Good to know: Flour & Sun makes a point to use local ingredients, including wine from Prospero Winery in Pleasantville, beer from Captain Lawrence Brewing Company in Elmsford, and berries, apples and produce from the Pleasantville Farmers Market.
Gourmetibles in Beacon
Another party-perfect spot is Gourmetibles, a candy and gift store in Beacon (494 Main St., Beacon; 845-765-1165; www.gourmetible.com). The two-hour interactive kids' birthday bashes, $225 for 10 kids, include invitations, candy-making supplies, goody boxes and more.
Good to know: In addition to stocking a wide variety of nostalgic classics like Turkish Taffy and stick candy, the two-year-old store also sells its signature treats, Gourmetibles, a candy-cookie combo available in eight flavors.
Peace, Love & Cupcakes in Woodstock
Janice Kollar opened Peace, Love and Cupcakes in June after participating as a vendor in this year's Gardiner Cupcake Festival in Ulster County (54 F Tinker St., Woodstock; 845-247-3687; www.woodstockcupcakes.com). And those who aren't familiar with Kollar should know that she's got some serious cred in the dessert world. The Food Network's "Ultimate Recipe Showdown" selected her chocolate cake recipe as the best in the country in 2008, and she's the co-author of "The Butch Bakery Cookbook," whose bold recipes call for everything from chili powder to whiskey.

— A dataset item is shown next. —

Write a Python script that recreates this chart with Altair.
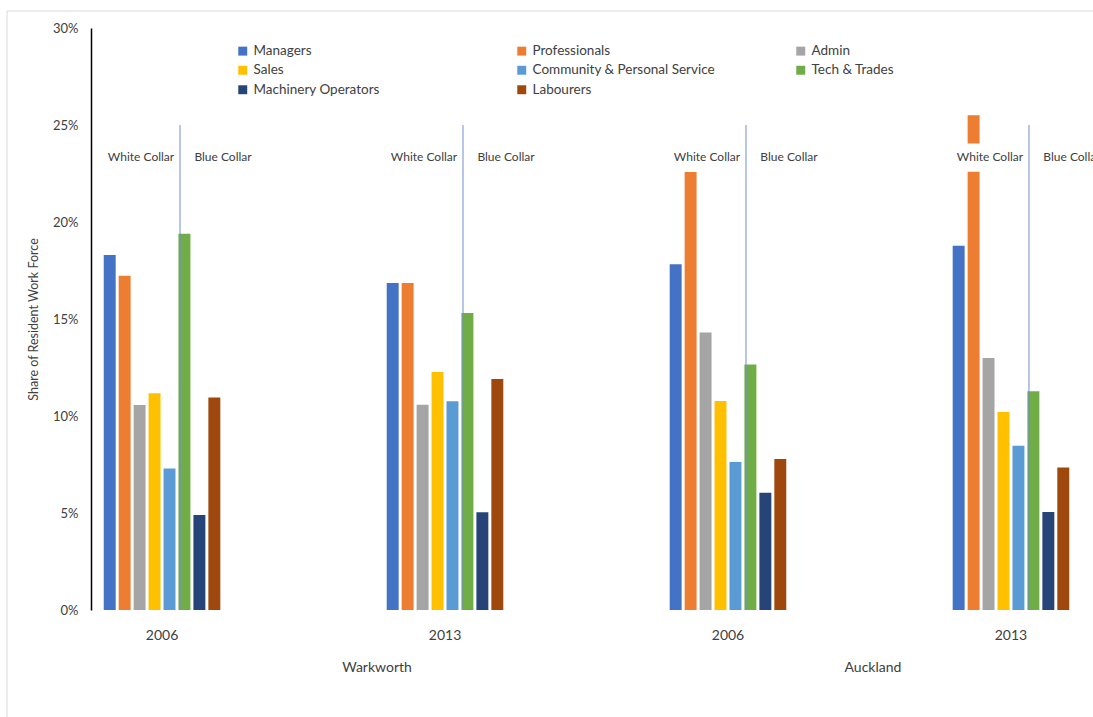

Good to know: In addition to her shop's signature tie-dye vanilla cupcakes, many of her frosted creations are named after music legends, including the Dylan (carrot cake with cream cheese frosting); the Richie Havens (devil's food cake with a fudgy chocolate frosting); the Santana (lemon cake with buttercream); and the Jimi Hendrix (triple-shot espresso cake with a mocha buttercream).
Maarten and Frances Steenman are the husband-and-wife team behind La Tulipe Desserts, a tiny patisserie known not only for its state-of-the-art kitchen, mostly organic ingredients, nuanced desserts and artful culinary technique, but also its clientele -- the shop famously provided the wedding cake for Chelsea Clinton (455 Lexington Ave., Mount Kisco; 914-242-4555; www.latulipedesserts.com).
Good to know: If you're looking for something a bit less extravagant than a wedding cake fit for a president's daughter (but still worth every penny), indulge in the Chocolate Extreme, whose dark-chocolate sponge cake, dark-chocolate mousse and dark-chocolate ganache is shaped into a dome and topped with gold leaf, and surrounded by crispy-chewy chocolate macarons.
Carousel Cakes in Nanuet
A family-owned wholesale bakery that has been operating for more than 30 years, Carousel Cakes has some very famous fans (5 Seeger Dr., Nanuet; 845-627-2323; www.carouselcakes.com). The shop's red velvet cake received an endorsement from America's biggest tastemaker when it was featured in "O, The Oprah Magazine." And just this year, Carousel shipped the famed red velvet to the New York Giants when they were in Indianapolis for the Super Bowl.
Good to know: While the bakery specializes in selling cakes to top restaurants and gourmet markets across the country, it's also open to the public six days a week. Besides cakes, Carousel offers gourmet cupcakes, cake pops and mini-cupcakes.